New York interno giorno. Un uomo anziano piacente ma dall’aspetto qualunque organizza la trama di un progetto vincente in un tiepido inverno. Lui è Norman Oppenheimer, un Richard Gere perplesso, con basco e cappottone; uomo d’affari che agisce nell’ombra, tra le strade della Grande Mela e le oscurità della sinagoga.

Non si capisce bene che lavoro egli faccia, se non soddisfare le necessità degli altri e quando qualcuno si informa sulla sua professione, lui risponde: “se le serve qualcosa io gliela trovo”. Finché, galeotto un paio di scarpe, acquista la fiducia di un giovane politico israeliano in ascesa, aiutandolo in un momento di sconforto. Nascerà un’amicizia che durerà negli anni, Norman sempre nell’ombra, in attesa che il politico diventi qualcuno, in questo caso (lo diventerà davvero) primo ministro.

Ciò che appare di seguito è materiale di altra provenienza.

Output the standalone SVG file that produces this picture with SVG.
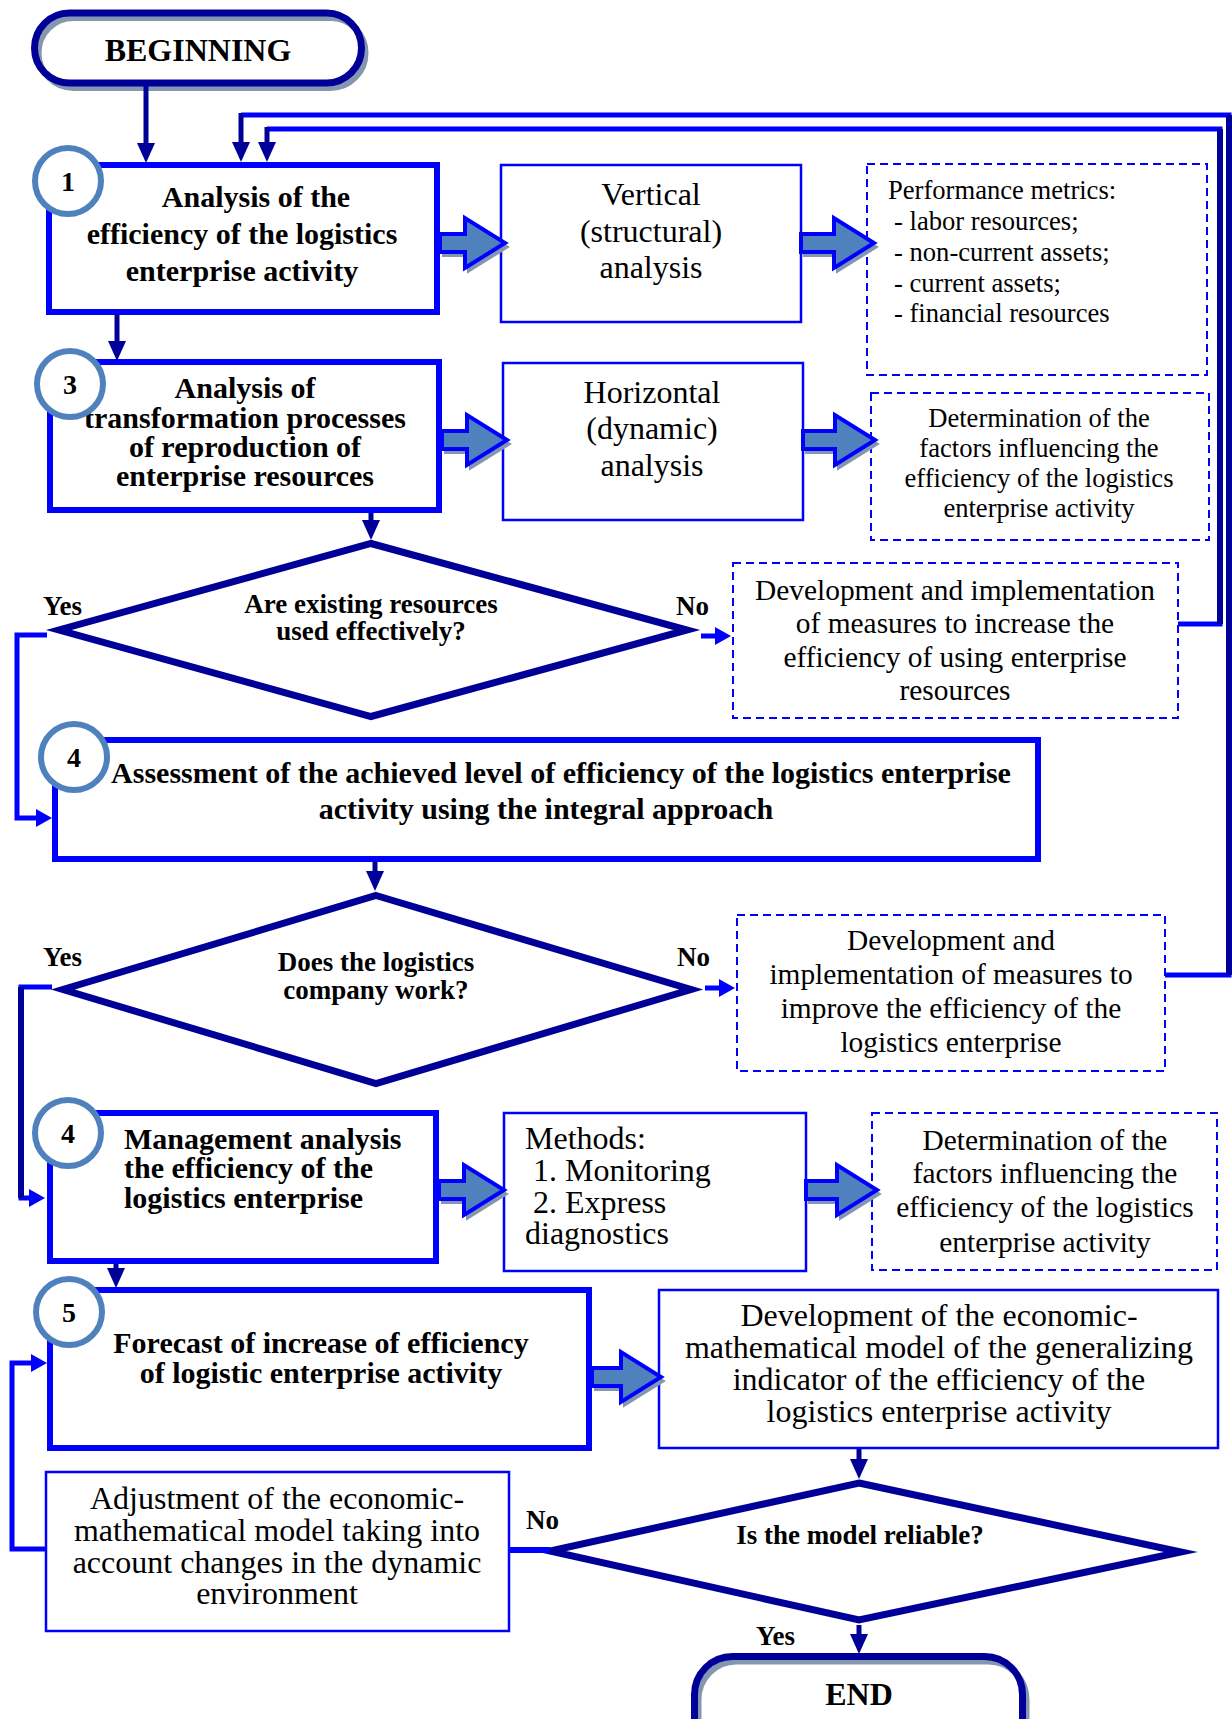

Un film che tra pretese d’ironia, disegna l’esistenza di un protagonista sgradevole, con ombre da arrampicatore sociale, il cui stile di vita si basa su molte menzogne e sull’ambizione di (per dirla alla Bugo) entrare nel giro giusto. Puntando sul cavallo vincente, a Norman si apre una serie di opportunità e di favori a catena che lo illuderanno di essere importante. Gere cerca di rendere accattivante il ruolo di parassita sociale, del quale viviamo le ansie, le figuracce e l’inopportunità, mostrandoci come Norman affronterà il tanto agognato successo una volta (inaspettatamente) raggiunto. Una parabola inattesa, costruita come un giallo senza colpo di scena, dove l’assassino è la vacuità delle relazioni sociali basate sull’interesse, in un mondo di ambizioni e di solitudine.

Una regia (del non brillante Joseph Cedar) non è all’altezza dell’ottimo cast, con Gere che abbandona ogni glamour, cambia sguardo ed affascina infastidendo e del sempre bravo Steve Buscemi. Una scelta originale, il vezzo di un divo, ma il film non convince, intrattenendo con qualche sbadiglio.